18. Their Lordships thus find themselves in agreement with the result of the judgment of the High Court on all material points, but they are not prepared to follow the course adopted below of answering categorically the questions posed in the stated case, which have not been so framed as to enable their Lordships by affirmative or negative answers to express their opinion upon the topics to which they desire to confine their decision and on which alone it is necessary to pronounce for the purpose of determining the appellants' liability.
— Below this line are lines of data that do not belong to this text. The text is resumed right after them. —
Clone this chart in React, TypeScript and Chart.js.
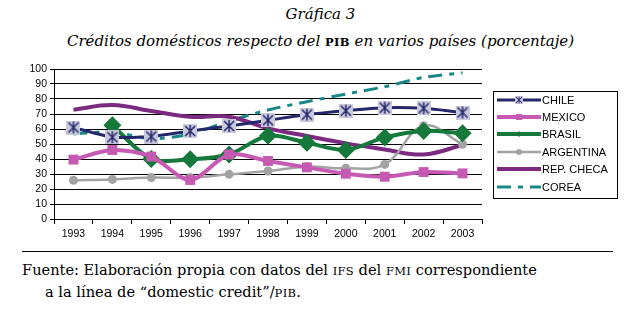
import React, { useEffect, useRef } from "react";
import { Chart, registerables } from "chart.js";

Chart.register(...registerables);

const years = ["1993", "1994", "1995", "1996", "1997", "1998", "1999", "2000", "2001", "2002", "2003"];
const chile = [61, 54.5, 55, 58.7, 62, 65.8, 69.6, 72.2, 74.2, 73.8, 71];
const mexico = [39.6, 46, 41.6, 26, 43, 38.7, 34.4, 30.2, 28.2, 31.3, 30.4];
const brasil = [null, 62.5, 40, 39.8, 43, 55.5, 50.9, 46, 54.4, 58.7, 57.1];
const argentina = [25.8, 26.4, 27.6, 27.6, 29.8, 32, 34.9, 33.8, 36.4, 62.2, 49.8];
const repCheca = [72.9, 76, 72, 68.2, 68.2, 60.4, 55.3, 50.4, 46.4, 43, 49.3];
const corea = [56.7, 58, 53.6, 56.7, 65.3, 72.7, 78.2, 83.3, 88.2, 94.4, 97.5];
const yTicks = [0, 10, 20, 30, 40, 50, 60, 70, 80, 90, 100];
const seriesNames = ["CHILE", "MEXICO", "BRASIL", "ARGENTINA", "REP. CHECA", "COREA"];

function makeStar(): HTMLCanvasElement {
  const c = document.createElement("canvas");
  c.width = 14;
  c.height = 14;
  const g = c.getContext("2d")!;
  g.fillStyle = "#C9C9DD";
  g.fillRect(0, 0, 14, 14);
  g.strokeStyle = "#25276B";
  g.lineWidth = 1.5;
  g.beginPath();
  g.moveTo(2, 2); g.lineTo(12, 12);
  g.moveTo(12, 2); g.lineTo(2, 12);
  g.moveTo(7, 1); g.lineTo(7, 13);
  g.stroke();
  return c;
}

const legendPlugin = {
  id: "boxLegend",
  afterDraw(chart: any) {
    const ctx = chart.ctx;
    const x0 = 493, y0 = 36, w = 124, h = 107;
    ctx.save();
    ctx.fillStyle = "#fff";
    ctx.fillRect(x0, y0, w, h);
    ctx.strokeStyle = "#000";
    ctx.lineWidth = 1;
    ctx.strokeRect(x0 + 0.5, y0 + 0.5, w, h);
    const rows = [45, 62, 79, 97, 114, 132];
    chart.data.datasets.forEach((ds: any, i: number) => {
      const y = rows[i];
      ctx.save();
      ctx.strokeStyle = ds.borderColor;
      ctx.lineWidth = ds.borderWidth;
      ctx.setLineDash(ds.borderDash || []);
      ctx.beginPath();
      ctx.moveTo(497, y);
      ctx.lineTo(541, y);
      ctx.stroke();
      ctx.restore();
      if (ds.pointRadius > 0) {
        const ps = ds.pointStyle;
        if (ps instanceof HTMLCanvasElement) {
          ctx.drawImage(ps, 519 - 4, y - 4, 8, 8);
        } else {
          ctx.fillStyle = ds.pointBackgroundColor;
          if (ps === "rect") ctx.fillRect(519 - 3, y - 3, 6, 6);
          else if (ps === "rectRot") {
            ctx.beginPath();
            ctx.moveTo(519, y - 3); ctx.lineTo(522, y); ctx.lineTo(519, y + 3); ctx.lineTo(516, y);
            ctx.fill();
          } else {
            ctx.beginPath();
            ctx.arc(519, y, 3, 0, Math.PI * 2);
            ctx.fill();
          }
        }
      }
      ctx.fillStyle = "#000";
      ctx.font = "11px 'Liberation Sans', Arial, sans-serif";
      ctx.textBaseline = "middle";
      ctx.fillText(ds.label, 542, y + 1);
    });
    ctx.restore();
  },
};

export default function App() {
  const ref = useRef<HTMLCanvasElement>(null);
  useEffect(() => {
    const star = makeStar();
    const chart = new Chart(ref.current!, {
      type: "line",
      data: {
        labels: years,
        datasets: [
          { label: seriesNames[0], data: chile, borderColor: "#25276B", borderWidth: 3, pointStyle: star as any, pointRadius: 7, pointBackgroundColor: "#C9C9DD", tension: 0.2 },
          { label: seriesNames[1], data: mexico, borderColor: "#C65AB2", borderWidth: 4, pointStyle: "rect", pointRadius: 7, pointBackgroundColor: "#C65AB2", pointBorderWidth: 0, tension: 0.3 },
          { label: seriesNames[2], data: brasil, borderColor: "#14793A", borderWidth: 4, pointStyle: "rectRot", pointRadius: 9, pointBackgroundColor: "#14793A", pointBorderWidth: 0, tension: 0.3 },
          { label: seriesNames[3], data: argentina, borderColor: "#A3A3A3", borderWidth: 2.5, pointStyle: "circle", pointRadius: 4.5, pointBackgroundColor: "#A3A3A3", pointBorderWidth: 0, tension: 0.4 },
          { label: seriesNames[4], data: repCheca, borderColor: "#7B2A80", borderWidth: 4, pointRadius: 0, tension: 0.4 },
          { label: seriesNames[5], data: corea, borderColor: "#178787", borderWidth: 3, borderDash: [14, 7, 5, 7], pointRadius: 0, tension: 0.3 },
        ] as any,
      },
      options: {
        animation: false,
        responsive: false,
        maintainAspectRatio: false,
        layout: { padding: { left: 20, right: 159, top: 14, bottom: 0 } },
        plugins: { legend: { display: false }, tooltip: { enabled: false } },
        scales: {
          x: {
            offset: true,
            grid: { display: true, offset: true, drawOnChartArea: false, drawTicks: true, tickLength: 5, color: "#000" },
            border: { color: "#000", width: 1 },
            ticks: { color: "#000", font: { family: "'Liberation Sans', Arial, sans-serif", size: 10.5 }, padding: 4, maxRotation: 0, autoSkip: false },
            afterFit: (s: any) => { s.height = 31; },
          },
          y: {
            min: 0,
            max: 100,
            afterBuildTicks: (s: any) => { s.ticks = yTicks.map((v) => ({ value: v })); },
            grid: { color: "#000", lineWidth: 1, drawTicks: true, tickLength: 4 },
            border: { color: "#000", width: 1 },
            ticks: { color: "#000", font: { family: "'Liberation Sans', Arial, sans-serif", size: 10.5 }, padding: 3, autoSkip: false },
            afterFit: (s: any) => { s.width = 34; },
          },
        },
      },
      plugins: [legendPlugin],
    });
    return () => chart.destroy();
  }, []);

  const serif = "'DejaVu Serif', 'Liberation Serif', serif";
  const sc = { fontSize: "11.5px", fontStyle: "normal" as const, letterSpacing: "0.3px" };
  return (
    <div style={{ position: "fixed", left: 0, top: 0, width: 641, height: 310, background: "#fff", fontFamily: serif, color: "#000" }}>
      <div style={{ position: "absolute", left: 0, width: 641, top: 5, textAlign: "center", fontStyle: "italic", fontSize: "15px", lineHeight: "18px" }}>Gráfica 3</div>
      <div style={{ position: "absolute", left: 0, width: 641, top: 32, textAlign: "center", fontStyle: "italic", fontSize: "15px", lineHeight: "18px" }}>
        Créditos domésticos respecto del <span style={{ ...sc, fontWeight: "bold" }}>PIB</span> en varios países (porcentaje)
      </div>
      <canvas ref={ref} width={641} height={195} style={{ position: "absolute", left: 0, top: 55, width: 641, height: 195 }} />
      <div style={{ position: "absolute", left: 22, top: 251, width: 591, height: 0, borderTop: "1.5px solid #000" }} />
      <div style={{ position: "absolute", left: 22, top: 259, fontSize: "14.6px", lineHeight: "22px", whiteSpace: "nowrap" }}>
        Fuente: Elaboración propia con datos del <span style={sc}>IFS</span> del <span style={sc}>FMI</span> correspondiente
      </div>
      <div style={{ position: "absolute", left: 45, top: 281, fontSize: "14.6px", lineHeight: "22px", whiteSpace: "nowrap" }}>
        a la línea de “domestic credit”/<span style={sc}>PIB</span>.
      </div>
    </div>
  );
}
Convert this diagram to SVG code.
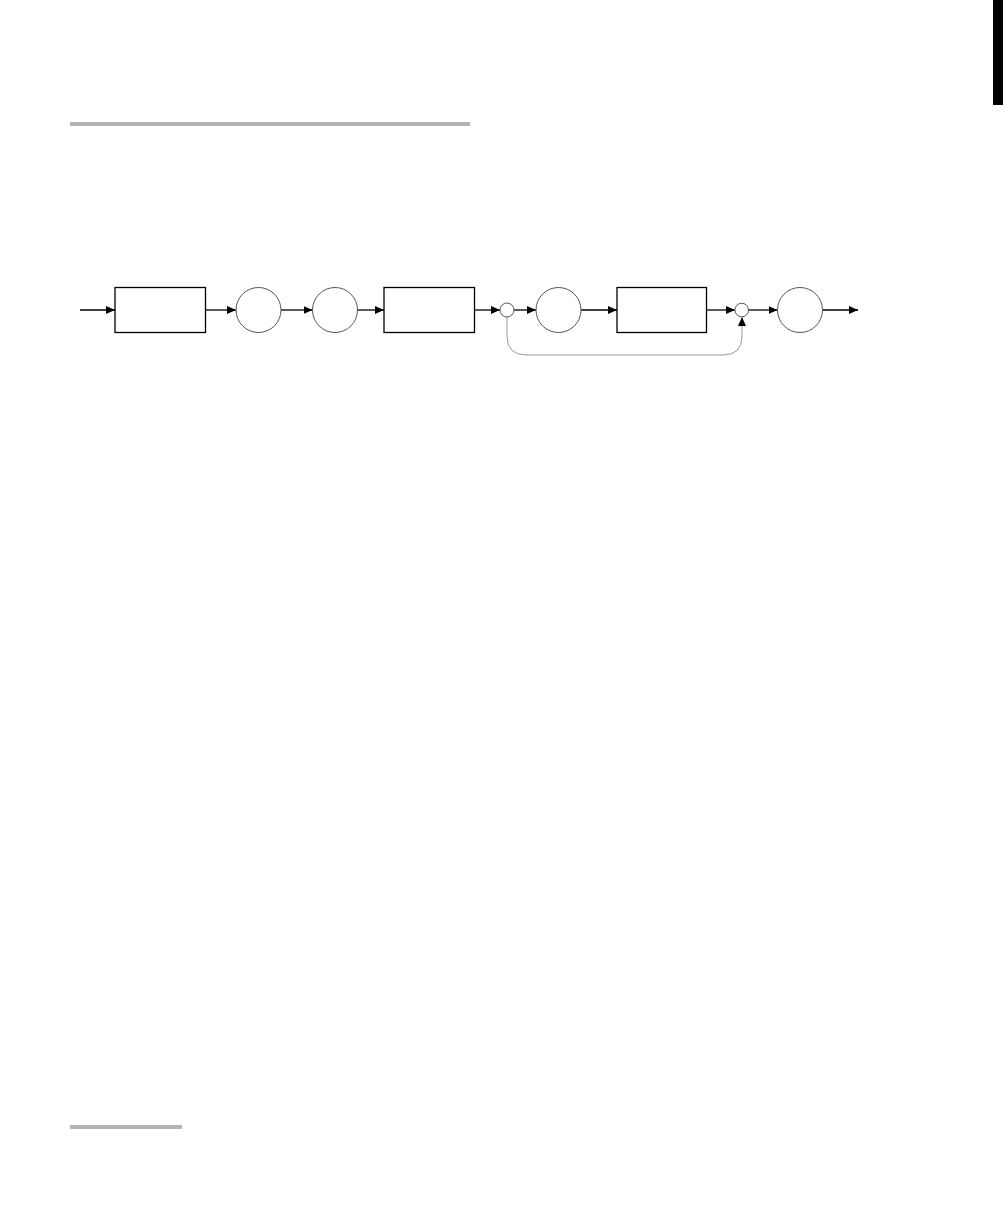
<svg xmlns="http://www.w3.org/2000/svg" width="1008" height="1224" viewBox="0 0 1008 1224">
<style>
.box{fill:#fff;stroke:#000;stroke-width:1.3}
.node{fill:#fff;stroke:#555;stroke-width:1}
.wire{fill:none;stroke:#000;stroke-width:1.3}
.fb{fill:none;stroke:#999;stroke-width:1}
.rule{fill:#b3b3b3}
</style>
<defs>
<marker id="ah" markerUnits="userSpaceOnUse" markerWidth="10" markerHeight="9" refX="9" refY="4" orient="auto">
<path d="M0,0 L9,4 L0,8 Z" fill="#000"/>
</marker>
</defs>
<rect width="1008" height="1224" fill="#fff"/>
<rect x="993" y="0" width="10" height="105" fill="#000"/>
<rect class="rule" x="70" y="122" width="400" height="4"/>
<rect class="rule" x="70" y="1125" width="112" height="4"/>
<g id="connectors">
<path class="wire" d="M80,310 H115" marker-end="url(#ah)"/>
<path class="wire" d="M205.5,310 H236" marker-end="url(#ah)"/>
<path class="wire" d="M281,310 H312.5" marker-end="url(#ah)"/>
<path class="wire" d="M357.5,310 H384" marker-end="url(#ah)"/>
<path class="wire" d="M474.5,310 H500" marker-end="url(#ah)"/>
<path class="wire" d="M514,310 H536" marker-end="url(#ah)"/>
<path class="wire" d="M580.5,310 H617" marker-end="url(#ah)"/>
<path class="wire" d="M706.5,310 H735" marker-end="url(#ah)"/>
<path class="wire" d="M748.5,310 H777.5" marker-end="url(#ah)"/>
<path class="wire" d="M822.5,310 H858" marker-end="url(#ah)"/>
<path class="fb" d="M507,317 V336 Q507,355 526,355 H723 Q742,355 742,336 V317" marker-end="url(#ah)"/>
</g>
<g id="block1"><rect class="box" x="115" y="287.5" width="90.5" height="45"/></g>
<g id="node1"><circle class="node" cx="258.5" cy="310" r="22.5"/></g>
<g id="node2"><circle class="node" cx="335" cy="310" r="22.5"/></g>
<g id="block2"><rect class="box" x="384" y="287.5" width="90.5" height="45"/></g>
<g id="sum1"><circle class="node" cx="507" cy="310" r="7"/></g>
<g id="node3"><circle class="node" cx="558.5" cy="310" r="22.5"/></g>
<g id="block3"><rect class="box" x="617" y="287.5" width="89.5" height="45"/></g>
<g id="sum2"><circle class="node" cx="741.7" cy="310" r="6.8"/></g>
<g id="node4"><circle class="node" cx="800" cy="310" r="22.5"/></g>
</svg>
Their Lordships will accordingly humbly advise His Majesty that the order of the High Court of March 26, 1929, be varied by deleting there from the following words:-
And this Court by a majority being of opinion that the profits and gains of the Pondicherry Railway Company accrued in British India and hence it is liable to be taxed and that the said Company carries on business in British India within the meaning of the Indian Income-tax Act doth answer Questions (b); and (c) in the affirmative
and substituting therefore the following:-
This Court doth declare in answer to Questions (6) and (c) that the Pondicherry Railway Company Limited is liable to be assessed to income tax for the years 1925-26 and 1926-27 under Section 4(1) of the Indian Income-tax Act on the income derived by it from the payments made to it by the South Indian Railway Company Limited in respect of the working of the Pondicherry Railway as being income received in British India by the Pondicherry Railway Company from the carrying on of its business.
19. And that the order of the High Court of May 1,1929, be varied by deleting there from the following words:-
And this Court being of opinion that the yearly payment made to the French Colonial Government is a distribution of profits and not an allowance deductible from those profits doth answer in the negative question (d), viz,' Whether in any event the income of the said Company that is liable to assessment to income tax is only that portion which is payable to it under the concession between it and the French Colonial Government'
and substituting therefore the following:-
This Court doth declare in answer to Question (d) that in computing the profits or gains of the business carried on by the Pondicherry Railway Company Limited for the purpose of assessment to Indian income-tax no allowance is deductible in respect of the half share of net profits payable by the Pondicherry Railway Company Limited to the French Colonial Government.
20. With these variations their Lordships will humbly advise His Majesty that the orders appealed from be affirmed and the appeal dismissed. The respondent will have his costs of the appeal.